Netanjahu lobt sich und Trump
Nach der Bombardierung der iranischen Nuklear-Zentren auch durch die US-Armee hatte Israels Premier Benjamin Netanjahu am Sonntag es eilig, sich und US-Präsident Donald Trump zu loben. „Ich habe mein Versprechen eingehalten, die iranischen Nuklearanlagen zu zerstören.“ Was sogar Oppositionssprecher Jair Lapid bestätigt. Der erinnerte aber auch an Netanjahus Versprechen, die Hamas zu besiegen und alle Geiseln zu befreien.

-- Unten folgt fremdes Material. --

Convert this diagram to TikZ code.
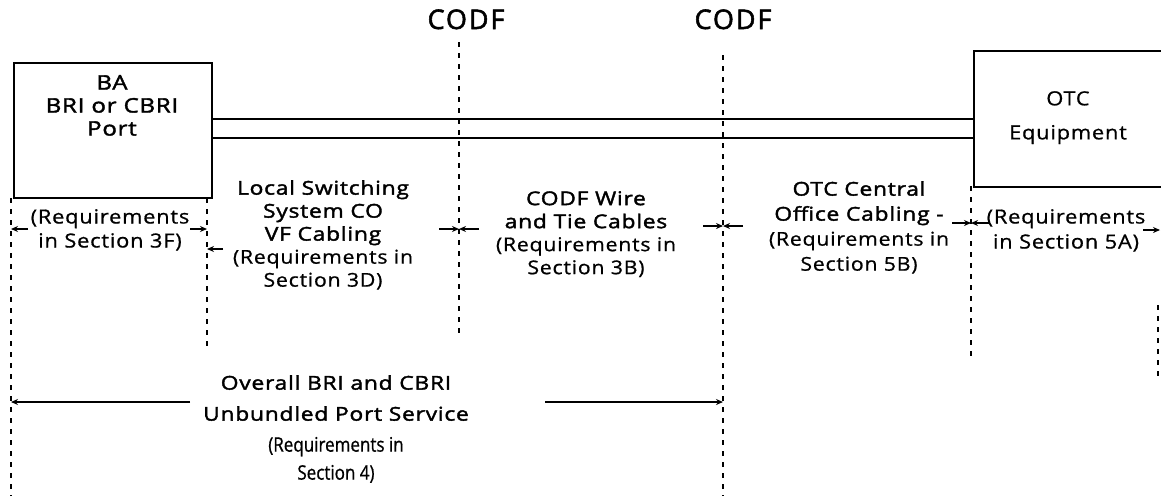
\documentclass[tikz,border=0pt]{standalone}
\usepackage{fontspec}
\setmainfont[FakeStretch=1.12,LetterSpace=4,FakeBold=0.8]{Open Sans}
\newfontfamily\tfont[FakeStretch=1.2,LetterSpace=4,FakeBold=2]{Open Sans}
\newfontfamily\cfont[LetterSpace=7,FakeBold=2]{Open Sans}
\newfontfamily\nfont[FakeStretch=0.85,FakeBold=0.8]{Open Sans}
\usetikzlibrary{arrows.meta}
\begin{document}
\begin{tikzpicture}[x=1pt,y=-1pt,
  box/.style={draw,line width=2.3pt,inner sep=0pt,anchor=north west},
  wire/.style={line width=2.2pt},
  dline/.style={line width=1.7pt,dash pattern=on 5pt off 6pt},
  arr/.style={line width=1.5pt,-{Stealth[length=7pt,width=6pt]}},
  ttl/.style={font=\tfont\fontsize{19}{23}\selectfont,align=center,inner sep=0pt,anchor=north},
  req/.style={font=\fontsize{19.5}{24}\selectfont,align=center,inner sep=0pt,anchor=north},
  top/.style={font=\cfont\fontsize{27}{30}\selectfont,inner sep=0pt,anchor=base}
]
\useasboundingbox (0,0) rectangle (1161,496);
\clip (0,0) rectangle (1161,496);
% boxes
\node[box,minimum width=198pt,minimum height=135pt] (port) at (13,62) {};
\node[box,minimum width=230pt,minimum height=136pt] (otc) at (973,50) {};
\node[ttl,font=\tfont\fontsize{20}{23}\selectfont] (portlbl) at (112,75) {BA\\BRI or CBRI\\Port};
\node[req,font=\fontsize{19.5}{34}\selectfont] (otclbl) at (1068,91) {OTC\\Equipment};
% wires
\coordinate (w1) at (0,119);
\coordinate (w2) at (0,138);
\draw[wire] (port.east |- w1) -- (otc.west |- w1);
\draw[wire] (port.east |- w2) -- (otc.west |- w2);
% CODF labels
\node[top] (codf1) at (466,29) {CODF};
\node[top] (codf2) at (733,29) {CODF};
% dashed lines
\coordinate (d0t) at (11,198);  \coordinate (d0b) at (11,496);
\coordinate (d1t) at (207,198); \coordinate (d1b) at (207,348);
\coordinate (d2t) at (459,42);  \coordinate (d2b) at (459,337);
\coordinate (d3t) at (723,55);  \coordinate (d3b) at (723,496);
\coordinate (d4t) at (971,186); \coordinate (d4b) at (971,360);
\coordinate (d5t) at (1158,305); \coordinate (d5b) at (1158,380);
\draw[dline] (d0t) -- (d0b);
\draw[dline] (d1t) -- (d1b);
\draw[dline] (d2t) -- (d2b);
\draw[dline] (d3t) -- (d3b);
\draw[dline] (d4t) -- (d4b);
\draw[dline] (d5t) -- (d5b);
% text blocks
\node[req] (r3f) at (110,209) {(Requirements\\in Section 3F)};
\node[ttl] (lsw) at (323,180) {Local Switching\\System CO\\VF Cabling\\\rmfamily(Requirements in\\\rmfamily Section 3D)};
\node[ttl] (codfw) at (586,191) {CODF Wire\\and Tie Cables\\\rmfamily(Requirements in\\\rmfamily Section 3B)};
\node[ttl,font=\tfont\fontsize{19}{25}\selectfont] (otcc) at (859,181) {OTC Central\\Office Cabling -\\\rmfamily(Requirements in\\\rmfamily Section 5B)};
\node[req,font=\fontsize{19.5}{25}\selectfont] (r5a) at (1066,209) {(Requirements\\in Section 5A)};
\node[ttl,font=\tfont\fontsize{19}{31}\selectfont] (overall) at (336,375) {Overall BRI and CBRI\\Unbundled Port Service\\\nfont\fontsize{20}{32}\selectfont(Requirements in\\[-3pt]\nfont\fontsize{20}{32}\selectfont Section 4)};
% arrows
\coordinate (a1s) at (28,229);   \coordinate (a1e) at (11,229);
\coordinate (a2s) at (190,229);  \coordinate (a2e) at (207,229);
\coordinate (a3s) at (223,249);  \coordinate (a3e) at (207,249);
\coordinate (a4s) at (439,229);  \coordinate (a4e) at (459,229);
\coordinate (a5s) at (479,229);  \coordinate (a5e) at (459,229);
\coordinate (a6s) at (703,226);  \coordinate (a6e) at (723,226);
\coordinate (a7s) at (743,226);  \coordinate (a7e) at (723,226);
\coordinate (a8s) at (952,223);  \coordinate (a8e) at (971,223);
\coordinate (a9s) at (990,223);  \coordinate (a9e) at (971,223);
\coordinate (a10s) at (1143,230); \coordinate (a10e) at (1160,230);
\coordinate (b1s) at (190,402);  \coordinate (b1e) at (11,402);
\coordinate (b2s) at (545,402);  \coordinate (b2e) at (723,402);
\foreach \s/\e in {a1s/a1e,a2s/a2e,a3s/a3e,a4s/a4e,a5s/a5e,a6s/a6e,a7s/a7e,a8s/a8e,a9s/a9e,a10s/a10e,b1s/b1e,b2s/b2e}
  \draw[arr] (\s) -- (\e);
\end{tikzpicture}
\end{document}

Im Gazastreifen bleibt der Erfolg Israels aus. Im Libanon wurde die Hisbollah militärisch gelähmt. Obwohl ihre alte Schutzmacht Iran einen Schlag nach dem anderen einstecken muss, mischt sich die immer noch stark bewaffnete Schiitenmiliz nicht in die Kämpfe ein. Immer noch beschießt der Iran Israel mit tödlichen Raketen. Doch wie lange noch, wenn er gleichzeitig den israelischen Luftangriffen nahezu wehrlos ausgesetzt ist?
Hamas hat 1000 Raketen
Im Gazastreifen jedoch hat die israelische Armee keines der von Netanjahu angekündigten Ziele erreicht. Die Hamas kämpft weiter. Nicht mehr mit den paramilitärischen Strukturen, über die sie zu Kriegsbeginn verfügte. Doch mit genug Schlagkraft, fast jeden Morgen die israelischen Morgennachrichten mit Meldungen weiterer gefallener Soldaten beginnen zu lassen.
Kenner schätzen die Zahl der bewaffneten Hamas-Kämpfer nach den jüngsten Neurekrutierungen so hoch wie vor dem 7. Oktober. Nicht so gut ausgebildet, nicht so gut bewaffnet, doch weiter zum Guerillakampf fähig. Immer noch verfügt die Hamas über etwa 1000 Angriffsraketen. Es ist aber schwieriger geworden, sie unentdeckt abzufeuern.
Auch das zweite von Netanjahu angekündigte Ziel wurde nicht erreicht. Immer noch sitzen israelische Geiseln in den Hamas-Kerkern fest. Die Verhandlungen um ein Waffenstillstandsabkommen stocken. In der neuen Kriegsbegeisterung nach den Erfolgen im Iran finden die Geiselangehörigen weniger Gehör. Die Plakate mit dem Slogan „Die Geiseln gehen vor!“ verbleichen an den Wänden.
"Vollkommene Vernichtung" als Illusion
Unerreicht auch das dritte Ziel – die vollständige Rückkehr der Grenzbevölkerung in ihre evakuierten Ortschaften. Ein großer Teil der Rückkehrer sah sich durch Streichung der Evakuierungshilfe zur Rückkehr gezwungen. Viele zögern noch. Bei der Finanzierung des Wiederaufbaus gibt es mehr Probleme als Lösungen. Nur wer kann, nimmt private Kredite auf.
Was ist in Gaza anders? Im Libanon und im Iran waren die Ziele militärisch technisch definiert: Die weitgehende Ausschaltung der militärischen Schlagkraft respektive der nuklearen Fähigkeiten. Im Libanon wurden die militärischen Erfolge durch diplomatische Abmachungen umgesetzt. Mit arabischer und amerikanischer Vermittlungshilfe. Auch im Iran ist jetzt wieder die Rede von neuen Verhandlungen.
Nicht so im Gazastreifen: „Die vollkommene Vernichtung der Hamas“ ist kein Ziel, sondern eine Illusion. Die Militär-Offensive Israels wird deshalb mit aller Härte fortgesetzt. Allein in der vergangenen Woche sollen nach palästinensischen Angaben in Gaza mehr als 400 Menschen ums Leben gekommen sein.